Simon apologizes for making Susan Boyle, kids, cry
- Carrie Seim
Stop the presses — Simon Cowell, cruelest of the cruel, just apologized.
In a lengthy and frank essay for the Daily Mail, the American Idol and Britain’s Got Talent host sounds like he might even have an actual heart.
Simon discusses the recent breakdowns of 10-year-old Hollie Steel, 11-year-old Aidan Davis and crazy-lady-year-old Susan Boyle on Britain’s Got Talent, which Simon hosts and produces.
“I’m the first to hold my hands up and admit I’ve made mistakes,” he writes, adding, “I didn’t get into show business to make little children cry or upset a nice lady like Susan Boyle.”
Simon describes the feeling of watching 10-year-old Hollie crying as she forgot the words of her song in front of millions as “awful.”
And he admits to apologizing to Aidan after calling his street dancing “lackluster.”
“Moral of the story?” Simon writes, “I don’t always get it right.”
Simon then shares his concern for Susan Boyle and the effects the pressures of instant fame (and a loss on the show’s finale) have had on her.

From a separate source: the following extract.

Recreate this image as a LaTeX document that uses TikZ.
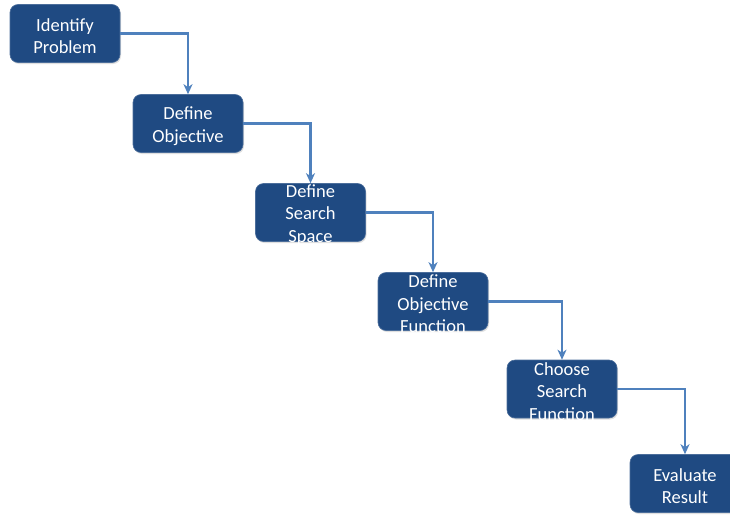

He catalogues his personal conversations with Susan and her family and his worry for her stability, along with his conclusion that this experience has ultimately been beneficial for her.
Simon also clears up some of the mystery behind Susan’s frequent disappearing acts before Britain’s Got Talent live tour stops. He explains that Susan is allowed to participate in the tour on her own terms. Whenever she felt too exhausted, she can elect not to sing.
In a shockingly kind gesture, he adds that “the nights she has performed have been incredible.”
Could this be true? The Simon we all love to hate, admitting he’s not God’s gift to coldhearted decision making?
Or maybe it isn’t so surprising after all.
Simon has always been my favorite Idol judge, because instead of blowing smoke up anyone’s windpipe, he gives it to them straight. If they suck, they suck. And no cuddly word vomit from Paula Abdul or wishy-washy “check it, dawg” from Randy Jackson is going to change that. Simon refuses to settle for less than the best – every single night. Even if you detest him, you have to respect his brutal honesty.
So it’s refreshing to see Simon being as brutally honest about himself and his own mistakes as he is toward vulnerable contestants. As Simon says, “If, like me, you make a living from criticizing people on television, then you can’t complain when people turn the tables and criticize you.”
No criticism from us, Simon. We applaud you for a superb performance.
Although, Susan Boyle aside, we’d still like to hear one more “I’m sorry” from Simon Cowell. A formal apology for all the endless nights of v-necks and man boobs you’ve put us through. We’ll be waiting.